Give a verbatim copy of the lines below, minus the pictures.

- Data extract
=-=-=-=-=

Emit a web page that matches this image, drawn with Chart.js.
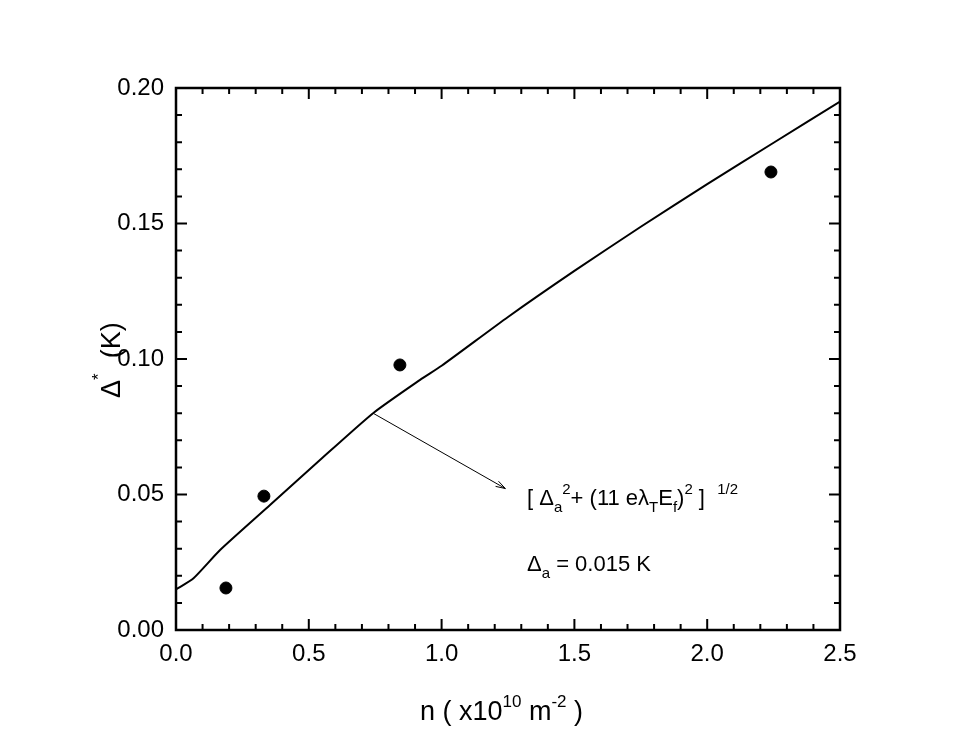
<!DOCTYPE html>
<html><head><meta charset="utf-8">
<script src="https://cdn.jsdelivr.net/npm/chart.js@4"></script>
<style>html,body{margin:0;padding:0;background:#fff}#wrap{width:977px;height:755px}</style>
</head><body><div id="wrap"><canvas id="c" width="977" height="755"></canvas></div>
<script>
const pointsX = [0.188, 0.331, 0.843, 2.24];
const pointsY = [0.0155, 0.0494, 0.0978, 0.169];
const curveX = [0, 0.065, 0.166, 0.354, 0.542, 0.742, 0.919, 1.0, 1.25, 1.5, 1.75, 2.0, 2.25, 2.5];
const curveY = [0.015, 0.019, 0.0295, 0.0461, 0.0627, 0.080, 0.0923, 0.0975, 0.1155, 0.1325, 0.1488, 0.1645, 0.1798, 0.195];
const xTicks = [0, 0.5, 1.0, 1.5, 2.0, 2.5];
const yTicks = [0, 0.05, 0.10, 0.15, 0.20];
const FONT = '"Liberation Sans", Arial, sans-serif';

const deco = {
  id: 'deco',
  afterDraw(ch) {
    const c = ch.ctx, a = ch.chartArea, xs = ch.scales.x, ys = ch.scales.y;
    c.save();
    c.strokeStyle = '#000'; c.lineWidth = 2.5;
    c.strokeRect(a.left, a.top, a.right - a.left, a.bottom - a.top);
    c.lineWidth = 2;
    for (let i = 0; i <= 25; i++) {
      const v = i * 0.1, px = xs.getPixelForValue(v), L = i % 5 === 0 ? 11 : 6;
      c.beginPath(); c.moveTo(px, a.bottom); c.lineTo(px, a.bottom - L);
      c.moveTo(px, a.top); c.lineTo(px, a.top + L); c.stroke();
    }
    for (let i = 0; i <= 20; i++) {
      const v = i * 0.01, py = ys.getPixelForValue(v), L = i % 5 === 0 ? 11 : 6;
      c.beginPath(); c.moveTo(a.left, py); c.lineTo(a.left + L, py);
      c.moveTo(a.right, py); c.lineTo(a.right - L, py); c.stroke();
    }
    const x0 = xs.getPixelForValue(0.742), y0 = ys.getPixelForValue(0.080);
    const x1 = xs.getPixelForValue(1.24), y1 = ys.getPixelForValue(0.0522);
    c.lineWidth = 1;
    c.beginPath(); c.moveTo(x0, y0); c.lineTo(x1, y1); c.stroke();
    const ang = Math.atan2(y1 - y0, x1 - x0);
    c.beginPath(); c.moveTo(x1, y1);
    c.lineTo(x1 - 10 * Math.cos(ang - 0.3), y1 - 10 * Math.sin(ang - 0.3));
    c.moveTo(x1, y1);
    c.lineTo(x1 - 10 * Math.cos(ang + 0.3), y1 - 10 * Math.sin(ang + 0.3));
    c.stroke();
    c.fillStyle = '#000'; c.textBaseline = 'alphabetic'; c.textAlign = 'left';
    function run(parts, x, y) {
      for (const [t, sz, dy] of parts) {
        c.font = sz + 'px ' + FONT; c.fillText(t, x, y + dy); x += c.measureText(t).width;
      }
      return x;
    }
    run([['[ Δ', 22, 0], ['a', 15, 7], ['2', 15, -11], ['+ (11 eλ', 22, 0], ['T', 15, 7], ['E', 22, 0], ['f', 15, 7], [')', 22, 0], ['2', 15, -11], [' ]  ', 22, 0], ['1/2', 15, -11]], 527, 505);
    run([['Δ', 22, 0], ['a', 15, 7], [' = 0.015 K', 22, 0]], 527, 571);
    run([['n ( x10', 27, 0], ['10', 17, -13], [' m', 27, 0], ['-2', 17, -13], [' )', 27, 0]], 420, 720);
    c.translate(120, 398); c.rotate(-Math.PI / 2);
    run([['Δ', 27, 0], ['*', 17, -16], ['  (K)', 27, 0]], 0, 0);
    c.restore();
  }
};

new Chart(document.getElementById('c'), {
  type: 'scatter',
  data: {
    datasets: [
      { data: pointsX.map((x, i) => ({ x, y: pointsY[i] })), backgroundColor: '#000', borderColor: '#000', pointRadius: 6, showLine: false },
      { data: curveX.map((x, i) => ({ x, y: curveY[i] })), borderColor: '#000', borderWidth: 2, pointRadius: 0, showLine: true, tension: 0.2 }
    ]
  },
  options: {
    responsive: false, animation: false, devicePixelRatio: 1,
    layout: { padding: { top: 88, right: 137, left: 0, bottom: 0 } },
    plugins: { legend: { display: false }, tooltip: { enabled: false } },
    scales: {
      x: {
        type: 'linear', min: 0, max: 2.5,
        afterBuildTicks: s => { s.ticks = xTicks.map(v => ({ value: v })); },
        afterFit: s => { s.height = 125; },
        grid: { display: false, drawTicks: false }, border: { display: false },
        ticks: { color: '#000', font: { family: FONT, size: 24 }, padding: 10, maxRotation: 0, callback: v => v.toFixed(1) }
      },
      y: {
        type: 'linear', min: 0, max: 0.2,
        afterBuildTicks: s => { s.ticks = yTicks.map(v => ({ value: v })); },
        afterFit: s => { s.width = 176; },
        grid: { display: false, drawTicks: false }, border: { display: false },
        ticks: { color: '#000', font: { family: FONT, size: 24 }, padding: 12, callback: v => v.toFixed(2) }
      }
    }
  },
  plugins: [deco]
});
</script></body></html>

=-=-=-=-=

- In response
Emit a web page that matches this image, drawn with Chart.js.
<!DOCTYPE html>
<html><head><meta charset="utf-8">
<script src="https://cdn.jsdelivr.net/npm/chart.js@4"></script>
<style>html,body{margin:0;padding:0;background:#fff}#wrap{width:977px;height:755px}</style>
</head><body><div id="wrap"><canvas id="c" width="977" height="755"></canvas></div>
<script>
const pointsX = [0.188, 0.331, 0.843, 2.24];
const pointsY = [0.0155, 0.0494, 0.0978, 0.169];
const curveX = [0, 0.065, 0.166, 0.354, 0.542, 0.742, 0.919, 1.0, 1.25, 1.5, 1.75, 2.0, 2.25, 2.5];
const curveY = [0.015, 0.019, 0.0295, 0.0461, 0.0627, 0.080, 0.0923, 0.0975, 0.1155, 0.1325, 0.1488, 0.1645, 0.1798, 0.195];
const xTicks = [0, 0.5, 1.0, 1.5, 2.0, 2.5];
const yTicks = [0, 0.05, 0.10, 0.15, 0.20];
const FONT = '"Liberation Sans", Arial, sans-serif';

const deco = {
  id: 'deco',
  afterDraw(ch) {
    const c = ch.ctx, a = ch.chartArea, xs = ch.scales.x, ys = ch.scales.y;
    c.save();
    c.strokeStyle = '#000'; c.lineWidth = 2.5;
    c.strokeRect(a.left, a.top, a.right - a.left, a.bottom - a.top);
    c.lineWidth = 2;
    for (let i = 0; i <= 25; i++) {
      const v = i * 0.1, px = xs.getPixelForValue(v), L = i % 5 === 0 ? 11 : 6;
      c.beginPath(); c.moveTo(px, a.bottom); c.lineTo(px, a.bottom - L);
      c.moveTo(px, a.top); c.lineTo(px, a.top + L); c.stroke();
    }
    for (let i = 0; i <= 20; i++) {
      const v = i * 0.01, py = ys.getPixelForValue(v), L = i % 5 === 0 ? 11 : 6;
      c.beginPath(); c.moveTo(a.left, py); c.lineTo(a.left + L, py);
      c.moveTo(a.right, py); c.lineTo(a.right - L, py); c.stroke();
    }
    const x0 = xs.getPixelForValue(0.742), y0 = ys.getPixelForValue(0.080);
    const x1 = xs.getPixelForValue(1.24), y1 = ys.getPixelForValue(0.0522);
    c.lineWidth = 1;
    c.beginPath(); c.moveTo(x0, y0); c.lineTo(x1, y1); c.stroke();
    const ang = Math.atan2(y1 - y0, x1 - x0);
    c.beginPath(); c.moveTo(x1, y1);
    c.lineTo(x1 - 10 * Math.cos(ang - 0.3), y1 - 10 * Math.sin(ang - 0.3));
    c.moveTo(x1, y1);
    c.lineTo(x1 - 10 * Math.cos(ang + 0.3), y1 - 10 * Math.sin(ang + 0.3));
    c.stroke();
    c.fillStyle = '#000'; c.textBaseline = 'alphabetic'; c.textAlign = 'left';
    function run(parts, x, y) {
      for (const [t, sz, dy] of parts) {
        c.font = sz + 'px ' + FONT; c.fillText(t, x, y + dy); x += c.measureText(t).width;
      }
      return x;
    }
    run([['[ Δ', 22, 0], ['a', 15, 7], ['2', 15, -11], ['+ (11 eλ', 22, 0], ['T', 15, 7], ['E', 22, 0], ['f', 15, 7], [')', 22, 0], ['2', 15, -11], [' ]  ', 22, 0], ['1/2', 15, -11]], 527, 505);
    run([['Δ', 22, 0], ['a', 15, 7], [' = 0.015 K', 22, 0]], 527, 571);
    run([['n ( x10', 27, 0], ['10', 17, -13], [' m', 27, 0], ['-2', 17, -13], [' )', 27, 0]], 420, 720);
    c.translate(120, 398); c.rotate(-Math.PI / 2);
    run([['Δ', 27, 0], ['*', 17, -16], ['  (K)', 27, 0]], 0, 0);
    c.restore();
  }
};

new Chart(document.getElementById('c'), {
  type: 'scatter',
  data: {
    datasets: [
      { data: pointsX.map((x, i) => ({ x, y: pointsY[i] })), backgroundColor: '#000', borderColor: '#000', pointRadius: 6, showLine: false },
      { data: curveX.map((x, i) => ({ x, y: curveY[i] })), borderColor: '#000', borderWidth: 2, pointRadius: 0, showLine: true, tension: 0.2 }
    ]
  },
  options: {
    responsive: false, animation: false, devicePixelRatio: 1,
    layout: { padding: { top: 88, right: 137, left: 0, bottom: 0 } },
    plugins: { legend: { display: false }, tooltip: { enabled: false } },
    scales: {
      x: {
        type: 'linear', min: 0, max: 2.5,
        afterBuildTicks: s => { s.ticks = xTicks.map(v => ({ value: v })); },
        afterFit: s => { s.height = 125; },
        grid: { display: false, drawTicks: false }, border: { display: false },
        ticks: { color: '#000', font: { family: FONT, size: 24 }, padding: 10, maxRotation: 0, callback: v => v.toFixed(1) }
      },
      y: {
        type: 'linear', min: 0, max: 0.2,
        afterBuildTicks: s => { s.ticks = yTicks.map(v => ({ value: v })); },
        afterFit: s => { s.width = 176; },
        grid: { display: false, drawTicks: false }, border: { display: false },
        ticks: { color: '#000', font: { family: FONT, size: 24 }, padding: 12, callback: v => v.toFixed(2) }
      }
    }
  },
  plugins: [deco]
});
</script></body></html>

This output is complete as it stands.